Relationships end for many reasons and sometimes unexpectedly.

Small businesses in particular tend to be closely held and the owners generally desire to keep things that way.  These owners often place restrictions on the ability of the members or shareholders to transfer their interests or shares.

It is risky to believe that your co-owners will still be with you several years down the road.  It is likely that there will come a time when one of your co-owners will want to sell his or her interests or shares in the company to someone else.  An unexpected change in ownership can be very disruptive to a business.  It is best to have considered the issues relating to both the transferability of ownership and the termination of the relationship before the parties end their business relationship.

A Buy-Sell Agreement is like an insurance policy.

It is a cost of doing business that you hope you never need, but when you need it, you are really glad you purchased it.  A good Buy-Sell Agreement is an important part of your business plan.  No prudent business person would invest in a new business without first creating an exit plan.  Without a Buy-Sell Agreement, at the time an owner wants to leave a business it is unlikely that everyone will agree on how to end their business relationship and how much money will change hands!

Important considerations.

What events trigger the Buy-Sell Agreement?  Common events that should be considered include retirement, moving, death, divorce, termination of employment with the company, disability, and filing for bankruptcy.

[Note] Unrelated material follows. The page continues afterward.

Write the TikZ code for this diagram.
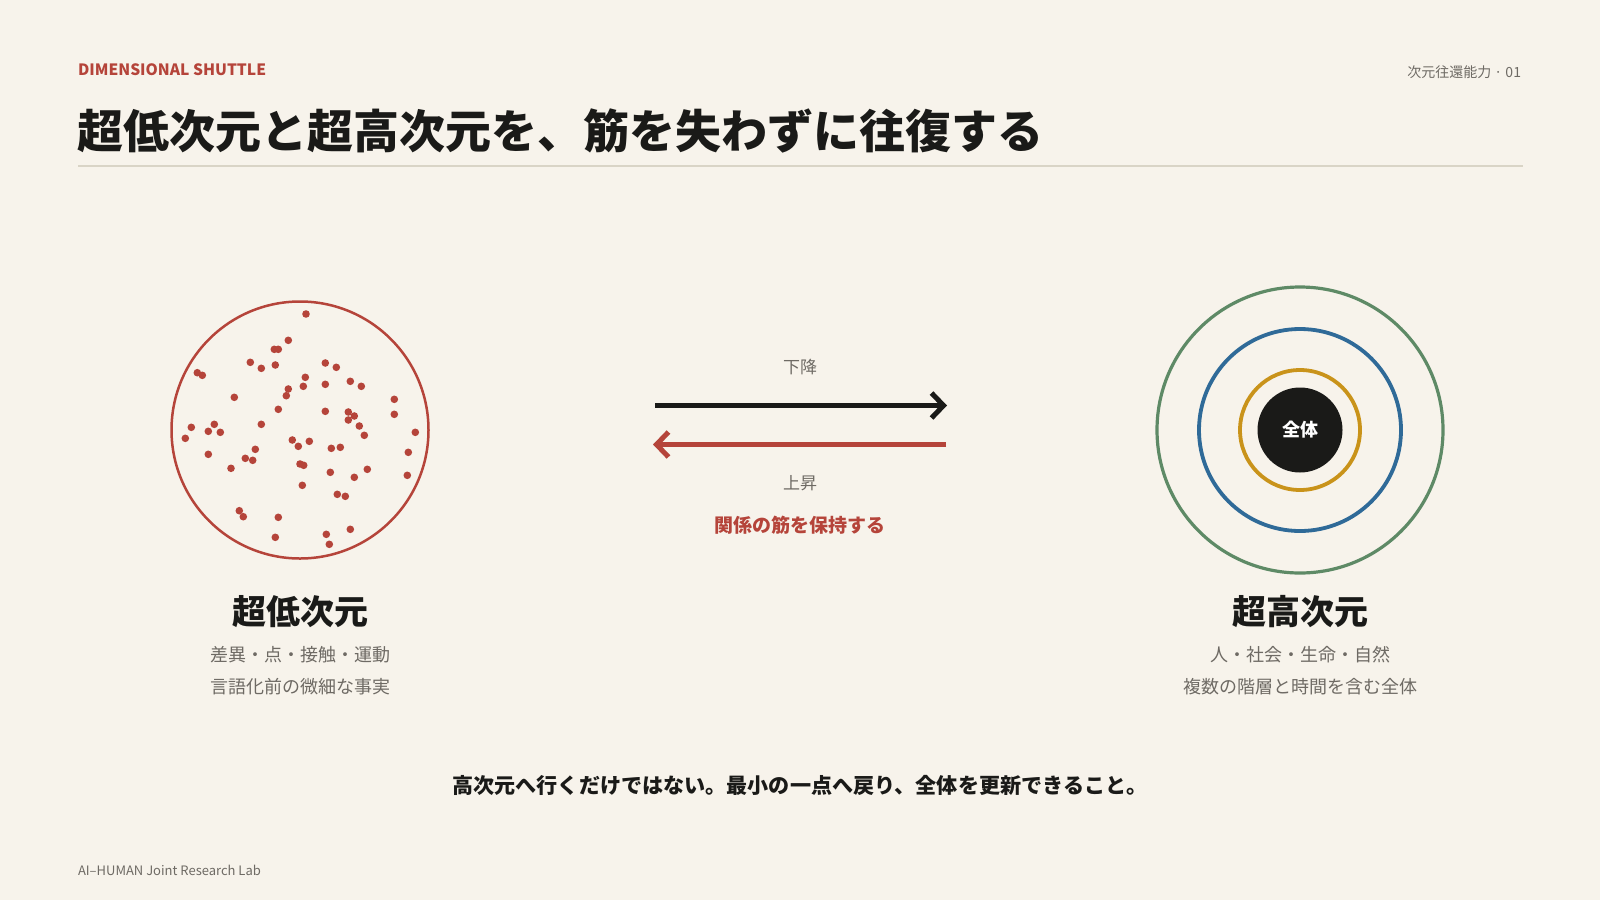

Who can buy the interest or shares?  Many times, a buy-sell agreement provides the remaining owners and the company a right of first refusal before a departing owner can sell his or her interests or shares to a third party.

How will the company be valued?   An important task of the Buy-Sell Agreement is to state how the purchase price will be calculated.  The most common methods for valuing a business include:

  • Stated Value Method:  The owners agree on the value of the company and they state this value in the Buy-Sell Agreement.  It is important that the owners update the price regularly because the value of the company always changes.
  • Formula Method.   The owners agree on a formula to compute the value of the company.
  • Appraisal Method.   The selling owner and the company mutually select an appraiser to value the company.

How much can the company spend on the buy out process?  Are there restrictions on the amount the company can commit to each year in the buy out process so as to avoid liquidity issues?

How will the buyout be funded?  One way to fund the purchase of the interest of a deceased owner is for each owner or the company to purchase a life insurance policy on the lives of the other owners.

What are the terms and conditions of the purchase?  Once an owner becomes obligated to sell and the company or other owners become obligated to buy, the Buy-Sell Agreement sets the terms and conditions applicable to the sale, particularly how the purchase price will be paid (cash and/or promissory note) and specifies the time for payment.